* [Work to complete]
Leave out the pictures and repeat everything else in the records exactly.

* [Provided entries]
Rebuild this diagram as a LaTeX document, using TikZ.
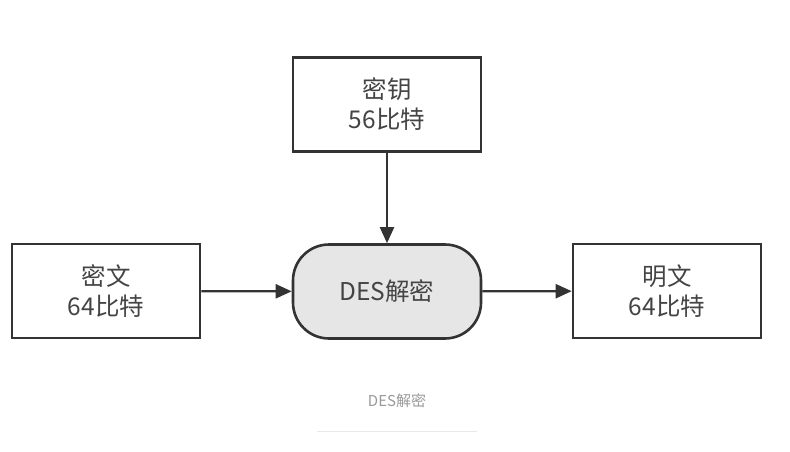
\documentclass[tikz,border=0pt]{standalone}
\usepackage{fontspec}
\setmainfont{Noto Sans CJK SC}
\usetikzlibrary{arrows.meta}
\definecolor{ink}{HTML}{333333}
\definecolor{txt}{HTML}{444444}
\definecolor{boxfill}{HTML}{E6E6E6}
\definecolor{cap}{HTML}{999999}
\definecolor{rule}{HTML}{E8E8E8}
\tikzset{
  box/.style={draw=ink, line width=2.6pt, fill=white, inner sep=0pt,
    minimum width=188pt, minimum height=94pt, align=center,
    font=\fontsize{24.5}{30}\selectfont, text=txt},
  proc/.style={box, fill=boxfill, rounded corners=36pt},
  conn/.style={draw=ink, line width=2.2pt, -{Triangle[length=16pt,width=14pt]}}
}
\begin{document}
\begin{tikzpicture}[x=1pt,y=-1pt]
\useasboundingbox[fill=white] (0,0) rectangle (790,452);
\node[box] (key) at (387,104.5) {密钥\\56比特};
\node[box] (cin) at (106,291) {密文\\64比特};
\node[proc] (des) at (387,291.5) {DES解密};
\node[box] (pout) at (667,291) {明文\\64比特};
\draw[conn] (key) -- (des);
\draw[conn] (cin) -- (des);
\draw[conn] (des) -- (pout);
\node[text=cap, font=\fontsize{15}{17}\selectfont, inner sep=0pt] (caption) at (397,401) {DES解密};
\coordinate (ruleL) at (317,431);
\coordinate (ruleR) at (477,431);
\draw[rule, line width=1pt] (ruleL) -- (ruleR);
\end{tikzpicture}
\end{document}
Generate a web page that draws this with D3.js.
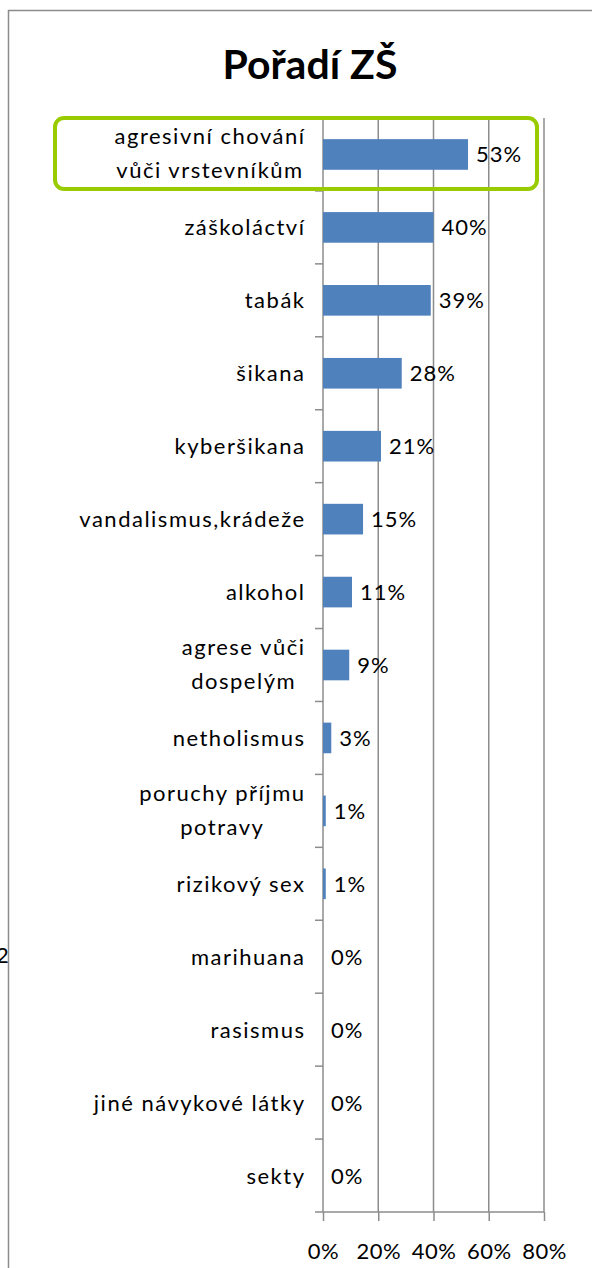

* [Finished answer]
Rebuild this diagram as a LaTeX document, using TikZ.
\documentclass[tikz,border=0pt]{standalone}
\usepackage{fontspec}
\setmainfont{Noto Sans CJK SC}
\usetikzlibrary{arrows.meta}
\definecolor{ink}{HTML}{333333}
\definecolor{txt}{HTML}{444444}
\definecolor{boxfill}{HTML}{E6E6E6}
\definecolor{cap}{HTML}{999999}
\definecolor{rule}{HTML}{E8E8E8}
\tikzset{
  box/.style={draw=ink, line width=2.6pt, fill=white, inner sep=0pt,
    minimum width=188pt, minimum height=94pt, align=center,
    font=\fontsize{24.5}{30}\selectfont, text=txt},
  proc/.style={box, fill=boxfill, rounded corners=36pt},
  conn/.style={draw=ink, line width=2.2pt, -{Triangle[length=16pt,width=14pt]}}
}
\begin{document}
\begin{tikzpicture}[x=1pt,y=-1pt]
\useasboundingbox[fill=white] (0,0) rectangle (790,452);
\node[box] (key) at (387,104.5) {密钥\\56比特};
\node[box] (cin) at (106,291) {密文\\64比特};
\node[proc] (des) at (387,291.5) {DES解密};
\node[box] (pout) at (667,291) {明文\\64比特};
\draw[conn] (key) -- (des);
\draw[conn] (cin) -- (des);
\draw[conn] (des) -- (pout);
\node[text=cap, font=\fontsize{15}{17}\selectfont, inner sep=0pt] (caption) at (397,401) {DES解密};
\coordinate (ruleL) at (317,431);
\coordinate (ruleR) at (477,431);
\draw[rule, line width=1pt] (ruleL) -- (ruleR);
\end{tikzpicture}
\end{document}
Generate a web page that draws this with D3.js.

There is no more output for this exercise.